Question

The figure shows that if we hang a block at the end of a spring with spring constant $k$, the spring is stretched by distance $h=2.0\text{cm}$. If we pull down the block a short distance and then release it, it oscillates vertically with a certain frequency.
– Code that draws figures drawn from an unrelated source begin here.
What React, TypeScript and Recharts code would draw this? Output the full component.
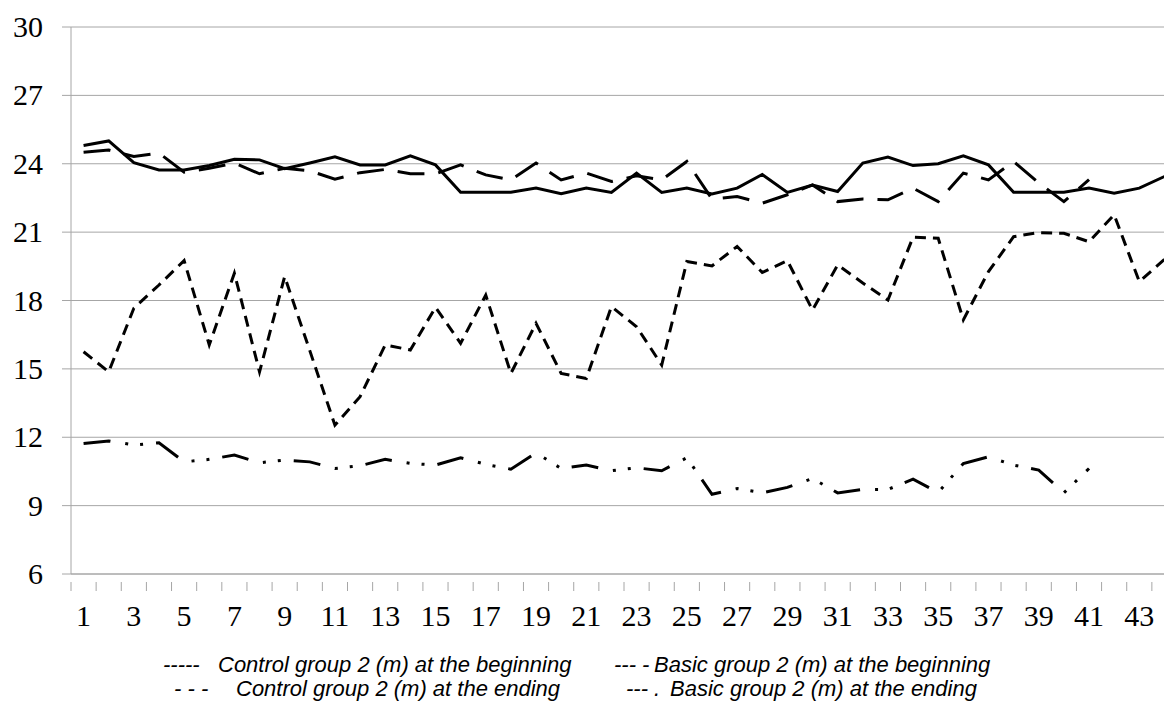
import { LineChart, Line, XAxis, YAxis, CartesianGrid } from "recharts";

const categories = [
  1, 2, 3, 4, 5, 6, 7, 8, 9, 10, 11, 12, 13, 14, 15, 16, 17, 18, 19, 20, 21, 22,
  23, 24, 25, 26, 27, 28, 29, 30, 31, 32, 33, 34, 35, 36, 37, 38, 39, 40, 41, 42, 43, 44,
];

const controlBegin = [
  24.8, 25.0, 24.05, 23.73, 23.73, 23.92, 24.2, 24.17, 23.78, 24.03, 24.3, 23.95, 23.95, 24.35,
  23.95, 22.75, 22.75, 22.75, 22.93, 22.68, 22.93, 22.74, 23.59, 22.74, 22.93, 22.67, 22.93, 23.53,
  22.74, 23.07, 22.78, 24.03, 24.29, 23.92, 24.0, 24.35, 23.95, 22.75, 22.75, 22.75, 22.93, 22.71,
  22.93, 23.44,
];

const basicBegin = [
  24.5, 24.6, 24.32, 24.47, 23.63, 23.8, 24.03, 23.56, 23.8, 23.69, 23.32, 23.61, 23.75, 23.56,
  23.56, 23.95, 23.51, 23.29, 24.03, 23.29, 23.59, 23.22, 23.47, 23.29, 24.1, 22.45, 22.56, 22.27,
  22.64, 23.07, 22.34, 22.45, 22.42, 22.93, 22.34, 23.59, 23.29, 24.1, 23.16, 22.34, 23.3,
];

const controlEnd = [
  15.75, 14.87, 17.66, 18.68, 19.75, 16.05, 19.2, 14.87, 19.05, 15.8, 12.53, 13.78, 16.05, 15.83,
  17.7, 16.12, 18.24, 14.8, 17.0, 14.8, 14.58, 17.73, 16.85, 15.17, 19.71, 19.52, 20.37, 19.23,
  19.75, 17.58, 19.56, 18.77, 18.02, 20.78, 20.73, 17.15, 19.27, 20.8, 20.98, 20.95, 20.58, 21.76,
  18.83, 19.8,
];

const basicEnd = [
  11.73, 11.84, 11.66, 11.76, 10.92, 11.03, 11.22, 10.88, 11.0, 10.92, 10.63, 10.75, 11.03, 10.85,
  10.78, 11.1, 10.81, 10.6, 11.32, 10.63, 10.78, 10.53, 10.66, 10.53, 11.1, 9.5, 9.75, 9.56, 9.8,
  10.19, 9.56, 9.71, 9.71, 10.16, 9.58, 10.85, 11.14, 10.78, 10.56, 9.56, 10.63,
];

const yTicks = [6, 9, 12, 15, 18, 21, 24, 27, 30];

const LEGEND = [
  { mark: "-----", label: "Control group 2 (m) at the beginning", mx: 163, tx: 218, row: 0 },
  { mark: "--- -", label: "Basic group 2 (m) at the beginning", mx: 614, tx: 654, row: 0 },
  { mark: "- - -", label: "Control group 2 (m) at the ending", mx: 174, tx: 236, row: 1 },
  { mark: "--- .", label: "Basic group 2 (m) at the ending", mx: 626, tx: 670, row: 1 },
];

const CHART_W = 1190;
const CHART_H = 709;
const MARGIN = { top: 27, right: 13, left: 0, bottom: 75 };
const Y_AXIS_W = 71;
const PLOT_W = CHART_W - MARGIN.left - MARGIN.right - Y_AXIS_W;
const HALF_STEP = PLOT_W / categories.length / 2;

const GRID = "#a6a6a6";
const SERIF = "'Liberation Serif', 'Times New Roman', Times, 'DejaVu Serif', serif";
const SANS = "'Liberation Sans', Arial, sans-serif";

const data = categories.map((c, i) => ({
  x: c,
  controlBegin: controlBegin[i] ?? null,
  basicBegin: basicBegin[i] ?? null,
  controlEnd: controlEnd[i] ?? null,
  basicEnd: basicEnd[i] ?? null,
}));

// tick marks sit on the category boundaries, labels on odd category centres
const boundaries = categories.map((c) => c - 0.5);

function XTick(props: any) {
  const { x, y, payload } = props;
  const cat = payload.value + 0.5;
  return (
    <g>
      <line x1={x} y1={y} x2={x} y2={y + 9} stroke={GRID} strokeWidth={1} />
      {cat % 2 === 1 && (
        <text x={x + HALF_STEP} y={y + 44} textAnchor="middle" style={{ fontSize: 30, fontFamily: SERIF }} fill="#000">
          {cat}
        </text>
      )}
    </g>
  );
}

function YTick(props: any) {
  const { x, y, payload } = props;
  return (
    <text x={x} y={y} dy={10} textAnchor="end" style={{ fontSize: 30, fontFamily: SERIF }} fill="#000">
      {payload.value}
    </text>
  );
}

export default function App() {
  return (
    <div style={{ position: "absolute", left: 0, top: 0, width: 1164, height: 709, overflow: "hidden", background: "#fff" }}>
      <LineChart width={CHART_W} height={CHART_H} data={data} margin={MARGIN}>
        <CartesianGrid vertical={false} stroke={GRID} strokeWidth={1} />
        <XAxis
          type="number"
          dataKey="x"
          domain={[0.5, 44.5]}
          ticks={boundaries}
          interval={0}
          height={60}
          axisLine={{ stroke: GRID }}
          tickLine={false}
          tick={<XTick />}
        />
        <YAxis
          domain={[6, 30]}
          ticks={yTicks}
          interval={0}
          width={Y_AXIS_W}
          axisLine={{ stroke: GRID }}
          tickLine={{ stroke: GRID }}
          tickSize={9}
          tickMargin={19}
          tick={<YTick />}
        />
        <Line dataKey="controlBegin" type="linear" stroke="#000" strokeWidth={3} dot={false} isAnimationActive={false} />
        <Line dataKey="basicBegin" type="linear" stroke="#000" strokeWidth={3} strokeDasharray="27 14" dot={false} isAnimationActive={false} />
        <Line dataKey="controlEnd" type="linear" stroke="#000" strokeWidth={3} strokeDasharray="11 7" dot={false} isAnimationActive={false} />
        <Line dataKey="basicEnd" type="linear" stroke="#000" strokeWidth={3} strokeDasharray="27 15 3 12 3 13" dot={false} isAnimationActive={false} />
      </LineChart>

      {LEGEND.map((l) => (
        <div key={l.label}>
          <span style={{ position: "absolute", left: l.mx, top: 654 + l.row * 24, fontSize: 22, lineHeight: "22px", fontStyle: "italic", fontFamily: SANS, whiteSpace: "nowrap" }}>
            {l.mark}
          </span>
          <span style={{ position: "absolute", left: l.tx, top: 654 + l.row * 24, fontSize: 22, lineHeight: "22px", fontStyle: "italic", fontFamily: SANS, whiteSpace: "nowrap" }}>
            {l.label}
          </span>
        </div>
      ))}
    </div>
  );
}
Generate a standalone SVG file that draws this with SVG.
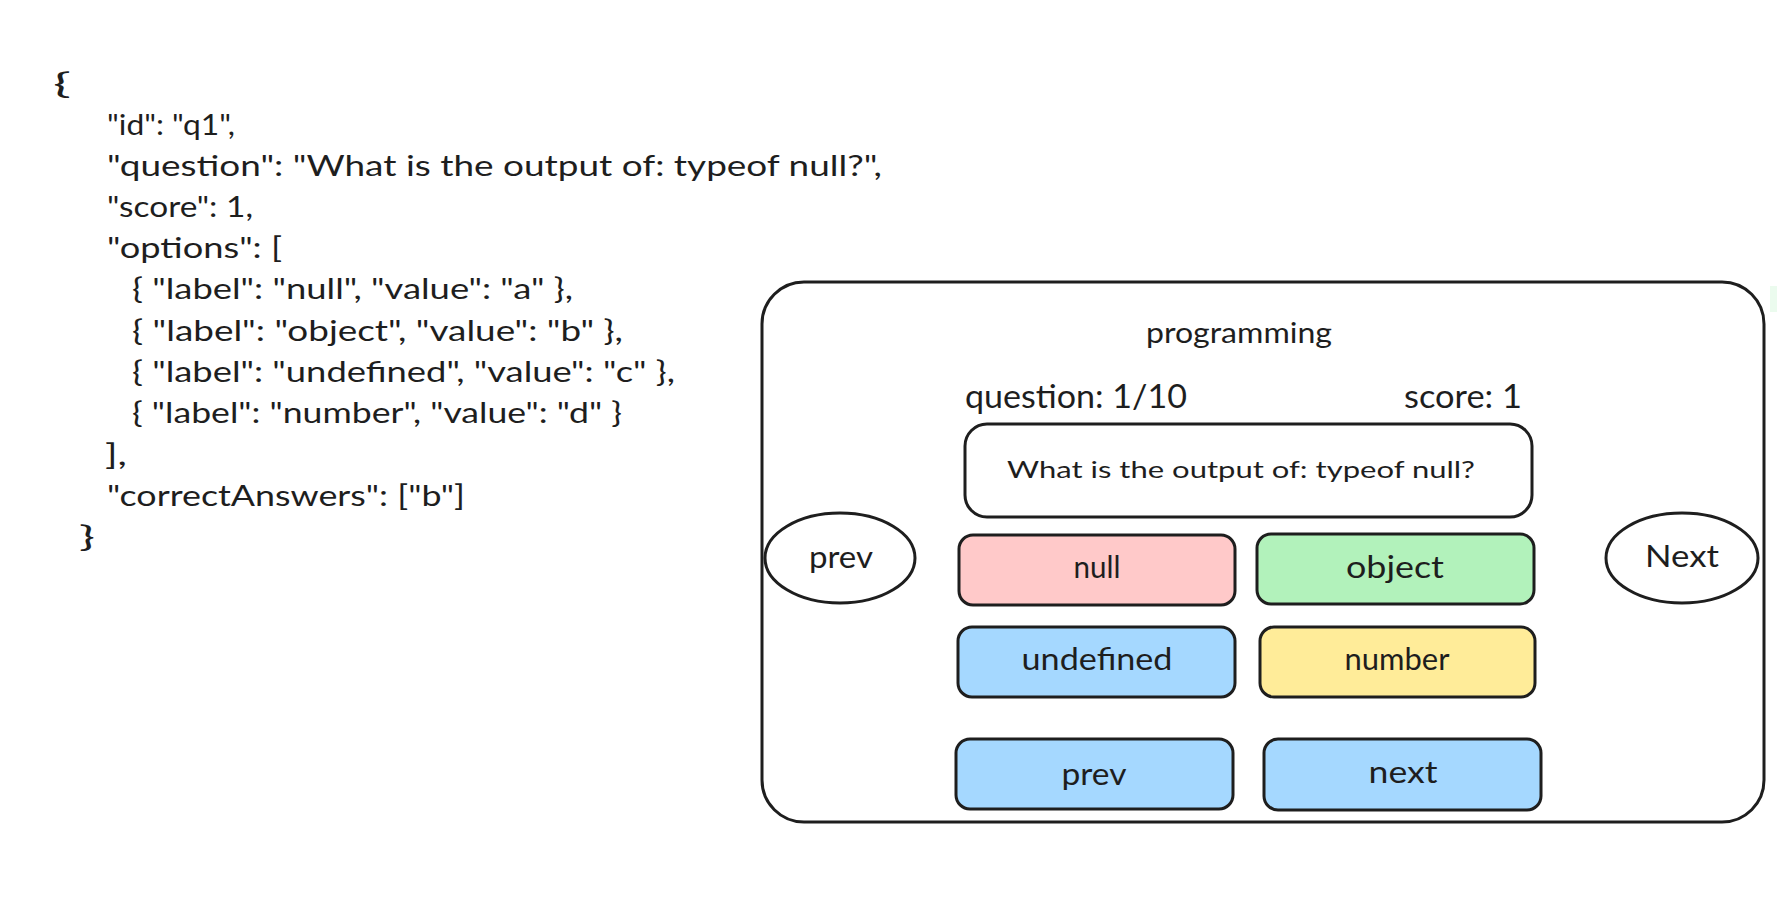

What length must a simple pendulum have, so that it swings with the same frequency?

• A. $1.0\text{cm}$
• B. $2.0\text{cm}$
• C. $3.0\text{cm}$
• D. $4.0\text{cm}$

Answer 1

The correct option is B $2.0\text{cm}$

Using Hooke's law, we have,
$mg=kh$ .................$\left(1\right)$
at equilibrium condition.

The frequency of oscillation for the mass-spring system is
$f=\frac{1}{T}=\frac{1}{2\pi }\sqrt{\frac{k}{m}}$

Similarly, the frequency of oscillation for a simple pendulum is
$f^{{}^{\prime }}=\frac{1}{T^{{}^{\prime }}}=\frac{1}{2\pi }\sqrt{\frac{g}{L}}$

If $f=f^{{}^{\prime }}$, then,
$\frac{1}{2\pi }\sqrt{\frac{k}{m}}=\frac{1}{2\pi }\sqrt{\frac{g}{L}}$, which gives
$L=\frac{mg}{k}=\frac{kh}{k}$ $[$from $\left(1\right)]$
$\Rightarrow L=h=2.0\text{cm}$

Hence, option $\left(b\right)$ is correct.